══ Recorded information ══
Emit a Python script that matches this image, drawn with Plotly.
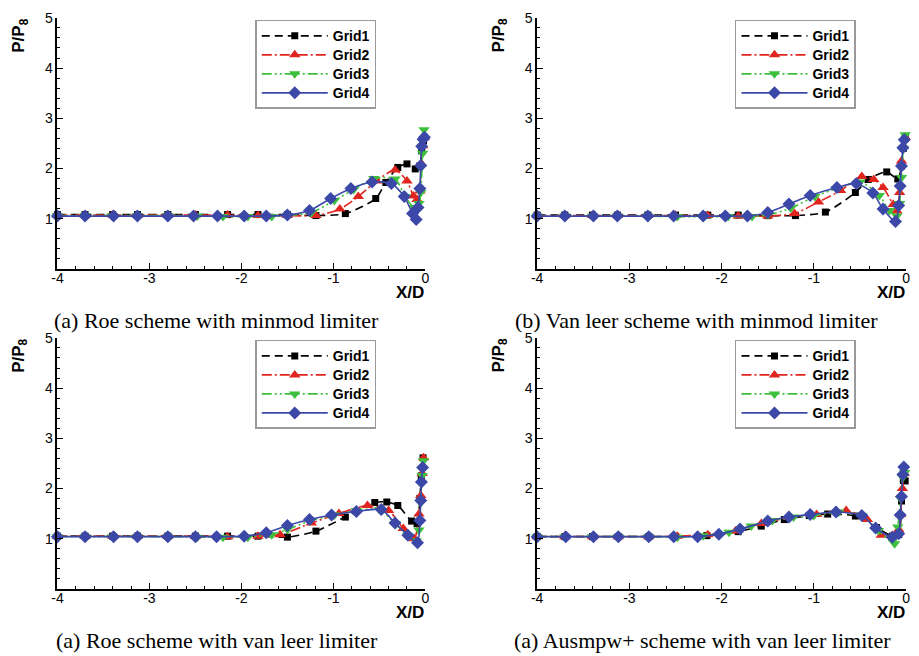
import plotly.graph_objects as go

# ---------------- data ----------------
GRIDS = ["Grid1", "Grid2", "Grid3", "Grid4"]
X_TICKS = [-4, -3, -2, -1, 0]
X_TICK_TEXT = ["-4", "-3", "-2", "-1", "0"]
Y_TICKS = [1, 2, 3, 4, 5]
Y_TICK_TEXT = ["1", "2", "3", "4", "5"]
CAPTIONS = ["(a) Roe scheme with minmod limiter",
            "(b) Van leer scheme with minmod limiter",
            "(a) Roe scheme with van leer limiter",
            "(a) Ausmpw+ scheme with van leer limiter"]

# Panel 1: Roe / minmod
P1_G1_X = [-4, -3.7, -3.4, -3.13, -2.8, -2.5, -2.15, -1.82, -1.5, -1.19, -0.87, -0.54, -0.43, -0.30, -0.20, -0.11, -0.06, -0.04, -0.02, -0.01]
P1_G1_Y = [1.08, 1.08, 1.08, 1.08, 1.08, 1.08, 1.08, 1.08, 1.08, 1.06, 1.10, 1.40, 1.72, 2.02, 2.09, 1.99, 2.05, 2.35, 2.55, 2.62]
P1_G2_X = [-4, -3.7, -3.4, -3.13, -2.8, -2.5, -2.15, -1.82, -1.5, -1.19, -0.93, -0.73, -0.53, -0.33, -0.20, -0.13, -0.09, -0.06, -0.045, -0.03, -0.01]
P1_G2_Y = [1.07, 1.07, 1.07, 1.07, 1.07, 1.07, 1.07, 1.06, 1.06, 1.06, 1.19, 1.44, 1.75, 1.97, 1.75, 1.45, 1.38, 1.55, 2.10, 2.45, 2.62]
P1_G3_X = [-4, -3.7, -3.4, -3.13, -2.8, -2.48, -2.2, -1.93, -1.67, -1.5, -1.24, -0.99, -0.78, -0.56, -0.33, -0.22, -0.12, -0.07, -0.05, -0.03, -0.015]
P1_G3_Y = [1.06, 1.06, 1.06, 1.06, 1.06, 1.05, 1.04, 1.04, 1.04, 1.06, 1.12, 1.36, 1.58, 1.80, 1.79, 1.44, 1.22, 1.30, 1.52, 2.30, 2.77]
P1_G4_X = [-4, -3.7, -3.39, -3.13, -2.8, -2.52, -2.26, -1.97, -1.73, -1.50, -1.26, -1.03, -0.81, -0.58, -0.37, -0.23, -0.14, -0.10, -0.08, -0.06, -0.05, -0.04, -0.025, -0.01]
P1_G4_Y = [1.05, 1.05, 1.05, 1.05, 1.05, 1.05, 1.05, 1.05, 1.05, 1.07, 1.16, 1.40, 1.60, 1.73, 1.70, 1.44, 1.10, 0.98, 1.22, 1.60, 2.06, 2.44, 2.58, 2.62]

# Panel 2: Van Leer / minmod
P2_G1_X = [-4, -3.7, -3.4, -3.13, -2.8, -2.5, -2.15, -1.82, -1.5, -1.20, -0.875, -0.55, -0.41, -0.21, -0.09, -0.05, -0.03, -0.01]
P2_G1_Y = [1.07, 1.07, 1.07, 1.07, 1.07, 1.07, 1.07, 1.07, 1.06, 1.06, 1.13, 1.52, 1.78, 1.93, 1.79, 2.05, 2.40, 2.60]
P2_G2_X = [-4, -3.7, -3.4, -3.13, -2.8, -2.5, -2.15, -1.82, -1.5, -1.21, -0.95, -0.71, -0.48, -0.35, -0.25, -0.14, -0.10, -0.07, -0.05, -0.03, -0.01]
P2_G2_Y = [1.06, 1.06, 1.06, 1.06, 1.06, 1.06, 1.06, 1.05, 1.05, 1.10, 1.33, 1.56, 1.84, 1.78, 1.62, 1.28, 1.15, 1.52, 2.15, 2.45, 2.62]
P2_G3_X = [-4, -3.7, -3.4, -3.13, -2.8, -2.48, -2.2, -1.93, -1.67, -1.5, -1.25, -0.99, -0.75, -0.50, -0.29, -0.18, -0.10, -0.07, -0.05, -0.03, -0.01]
P2_G3_Y = [1.05, 1.05, 1.05, 1.05, 1.05, 1.04, 1.04, 1.04, 1.04, 1.07, 1.21, 1.44, 1.60, 1.73, 1.46, 1.16, 1.05, 1.30, 1.82, 2.40, 2.67]
P2_G4_X = [-4, -3.7, -3.39, -3.13, -2.8, -2.52, -2.20, -1.96, -1.72, -1.50, -1.27, -1.04, -0.75, -0.54, -0.36, -0.25, -0.115, -0.08, -0.065, -0.05, -0.035, -0.02]
P2_G4_Y = [1.05, 1.05, 1.05, 1.05, 1.05, 1.05, 1.05, 1.05, 1.05, 1.12, 1.29, 1.46, 1.62, 1.70, 1.51, 1.19, 0.94, 1.26, 1.65, 2.05, 2.41, 2.57]

# Panel 3: Roe / van Leer
P3_G1_X = [-4, -3.7, -3.4, -3.13, -2.8, -2.5, -2.15, -1.82, -1.50, -1.19, -0.87, -0.55, -0.42, -0.30, -0.15, -0.09, -0.06, -0.045, -0.025]
P3_G1_Y = [1.05, 1.05, 1.05, 1.05, 1.05, 1.05, 1.05, 1.05, 1.03, 1.15, 1.43, 1.72, 1.73, 1.66, 1.35, 1.30, 1.80, 2.25, 2.61]
P3_G2_X = [-4, -3.7, -3.4, -3.13, -2.8, -2.5, -2.15, -1.82, -1.58, -1.24, -0.94, -0.63, -0.40, -0.24, -0.12, -0.07, -0.05, -0.035, -0.02]
P3_G2_Y = [1.05, 1.05, 1.05, 1.05, 1.05, 1.05, 1.04, 1.05, 1.08, 1.31, 1.50, 1.66, 1.56, 1.20, 1.00, 1.49, 1.86, 2.30, 2.61]
P3_G3_X = [-4, -3.7, -3.4, -3.13, -2.8, -2.48, -2.2, -1.93, -1.67, -1.5, -1.25, -0.99, -0.75, -0.50, -0.33, -0.19, -0.10, -0.07, -0.05, -0.035, -0.02]
P3_G3_Y = [1.04, 1.04, 1.04, 1.04, 1.04, 1.03, 1.03, 1.03, 1.08, 1.18, 1.36, 1.47, 1.56, 1.58, 1.30, 1.06, 0.96, 1.17, 1.72, 2.26, 2.55]
P3_G4_X = [-4, -3.7, -3.39, -3.13, -2.8, -2.50, -2.27, -1.97, -1.73, -1.50, -1.26, -1.02, -0.75, -0.48, -0.33, -0.19, -0.086, -0.06, -0.05, -0.043, -0.03]
P3_G4_Y = [1.04, 1.04, 1.04, 1.04, 1.04, 1.04, 1.04, 1.05, 1.12, 1.26, 1.38, 1.47, 1.54, 1.58, 1.31, 1.07, 0.92, 1.36, 1.76, 2.13, 2.42]

# Panel 4: AUSMPW+ / van Leer
P4_G1_X = [-4, -3.7, -3.4, -3.12, -2.79, -2.5, -2.16, -1.82, -1.57, -1.32, -1.05, -0.85, -0.55, -0.32, -0.15, -0.08, -0.05, -0.03, -0.01]
P4_G1_Y = [1.04, 1.04, 1.04, 1.04, 1.04, 1.04, 1.06, 1.14, 1.25, 1.38, 1.46, 1.49, 1.45, 1.22, 1.05, 1.08, 1.75, 2.16, 2.15]
P4_G2_X = [-4, -3.7, -3.4, -3.12, -2.79, -2.48, -2.15, -1.85, -1.57, -1.27, -0.97, -0.65, -0.42, -0.27, -0.15, -0.08, -0.06, -0.04, -0.02]
P4_G2_Y = [1.04, 1.04, 1.04, 1.04, 1.04, 1.05, 1.08, 1.15, 1.30, 1.42, 1.48, 1.56, 1.38, 1.07, 1.06, 1.18, 1.48, 2.00, 2.30]
P4_G3_X = [-4, -3.7, -3.4, -3.12, -2.79, -2.48, -2.2, -1.92, -1.68, -1.45, -1.22, -1.0, -0.73, -0.48, -0.30, -0.125, -0.09, -0.06, -0.035, -0.015]
P4_G3_Y = [1.04, 1.04, 1.04, 1.04, 1.04, 1.03, 1.06, 1.13, 1.25, 1.36, 1.43, 1.46, 1.53, 1.46, 1.16, 0.90, 1.23, 1.80, 2.22, 2.32]
P4_G4_X = [-4, -3.69, -3.39, -3.12, -2.79, -2.52, -2.26, -2.03, -1.80, -1.50, -1.27, -1.04, -0.76, -0.48, -0.33, -0.15, -0.08, -0.064, -0.05, -0.035, -0.025]
P4_G4_Y = [1.04, 1.04, 1.04, 1.04, 1.04, 1.04, 1.04, 1.09, 1.19, 1.35, 1.43, 1.48, 1.53, 1.46, 1.21, 1.03, 1.10, 1.47, 1.84, 2.28, 2.43]

PANELS = [
    [(P1_G1_X, P1_G1_Y), (P1_G2_X, P1_G2_Y), (P1_G3_X, P1_G3_Y), (P1_G4_X, P1_G4_Y)],
    [(P2_G1_X, P2_G1_Y), (P2_G2_X, P2_G2_Y), (P2_G3_X, P2_G3_Y), (P2_G4_X, P2_G4_Y)],
    [(P3_G1_X, P3_G1_Y), (P3_G2_X, P3_G2_Y), (P3_G3_X, P3_G3_Y), (P3_G4_X, P3_G4_Y)],
    [(P4_G1_X, P4_G1_Y), (P4_G2_X, P4_G2_Y), (P4_G3_X, P4_G3_Y), (P4_G4_X, P4_G4_Y)],
]

# ---------------- styles ----------------
W, H = 919, 656
COLORS = ["#000000", "#e0241e", "#3cc03c", "#3c48a8"]
DASHES = ["8px,5px", "10px,3px,2px,3px", "10px,3px,2px,3px,2px,3px", "solid"]
SYMBOLS = ["square", "triangle-up", "triangle-down", "diamond"]
MSIZES = [7, 10, 10, 10]
FONT = "Arial, Liberation Sans, sans-serif"

# panel boxes in pixels: (left, right, top, bottom)
BOXES = [(52, 424, 10, 264), (537, 910, 10, 264), (52, 424, 334, 588), (537, 910, 334, 588)]
CAP_POS = [(213, 316), (698, 316), (213, 640), (704, 640)]


def px(v):
    return v / W


def py(v):
    return 1 - v / H


fig = go.Figure()
for p, series in enumerate(PANELS):
    sfx = "" if p == 0 else str(p + 1)
    for g, (xs, ys) in enumerate(series):
        fig.add_trace(go.Scatter(
            x=xs, y=ys, name="<span style='font-size:14px'>" + GRIDS[g] + "</span>",
            mode="lines+markers",
            xaxis="x" + sfx, yaxis="y" + sfx, legend="legend" + sfx,
            line=dict(color=COLORS[g], width=1.6, dash=DASHES[g], shape="spline", smoothing=0.7),
            marker=dict(symbol=SYMBOLS[g], size=MSIZES[g], color=COLORS[g], line=dict(width=0)),
            cliponaxis=False, showlegend=True,
        ))

layout = dict(width=W, height=H, autosize=False, margin=dict(l=0, r=0, t=0, b=0),
              paper_bgcolor="white", plot_bgcolor="white", showlegend=True,
              font=dict(family=FONT, color="black"))
annotations = []
for p, (l, r, t, b) in enumerate(BOXES):
    sfx = "" if p == 0 else str(p + 1)
    common = dict(
        ticks="inside", ticklen=6, tickwidth=1.2, tickcolor="black",
        minor=dict(dtick=0.2, ticks="inside", ticklen=3, tickwidth=1, tickcolor="black", showgrid=False),
        showline=True, linecolor="black", linewidth=1.6, mirror=False,
        showgrid=False, zeroline=False, tickfont=dict(size=14, color="black", family=FONT),
    )
    layout["xaxis" + sfx] = dict(
        domain=[px(l), px(r)], range=[-4, 0], anchor="y" + sfx, ticklabelstandoff=-4,
        tickmode="array", tickvals=X_TICKS, ticktext=X_TICK_TEXT, **common)
    layout["yaxis" + sfx] = dict(
        domain=[py(b), py(t)], range=[0, 5], anchor="x" + sfx,
        tickmode="array", tickvals=Y_TICKS, ticktext=Y_TICK_TEXT, **common)
    layout["legend" + sfx] = dict(
        x=px(l + 200), y=py(t + 2), xanchor="left", yanchor="top",
        bgcolor="white", bordercolor="#9a9a9a", borderwidth=1.5,
        font=dict(size=12, color="black", family=FONT, weight="bold"),
        itemwidth=66, tracegroupgap=0, traceorder="normal",
    )
    # y-axis title (top-left of each panel)
    annotations.append(dict(
        text="<b>P/P<sub>8</sub></b>", textangle=-90, showarrow=False,
        xref="paper", yref="paper", x=px(l - 38), y=py(t - 1), xanchor="center", yanchor="top",
        font=dict(size=17, color="black", family=FONT),
    ))
    # x-axis title (under right end)
    annotations.append(dict(
        text="<b>X/D</b>", showarrow=False, xref="paper", yref="paper",
        x=px(r + 1), y=py(b + 24), xanchor="right", yanchor="middle",
        font=dict(size=17, color="black", family=FONT),
    ))
    cx, cy = CAP_POS[p]
    annotations.append(dict(
        text=CAPTIONS[p], showarrow=False, xref="paper", yref="paper",
        x=px(cx), y=py(cy), xanchor="center", yanchor="middle",
        font=dict(size=22, color="black", family="Liberation Serif, Times New Roman, serif"),
    ))
layout["annotations"] = annotations
fig.update_layout(**layout)
fig.write_html(
    "out.html",
    config={"displayModeBar": False},
    post_script="document.body.style.margin='0px';"
                "document.body.style.overflow='hidden';"
                "document.documentElement.style.overflow='hidden';",
)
═══
§ **What is being asked**
Take every line from the data above that holds "with" and copy it out.

§ **Written response**
Emit a Python script that matches this image, drawn with Plotly.
CAPTIONS = ["(a) Roe scheme with minmod limiter",
            "(b) Van leer scheme with minmod limiter",
            "(a) Roe scheme with van leer limiter",
            "(a) Ausmpw+ scheme with van leer limiter"]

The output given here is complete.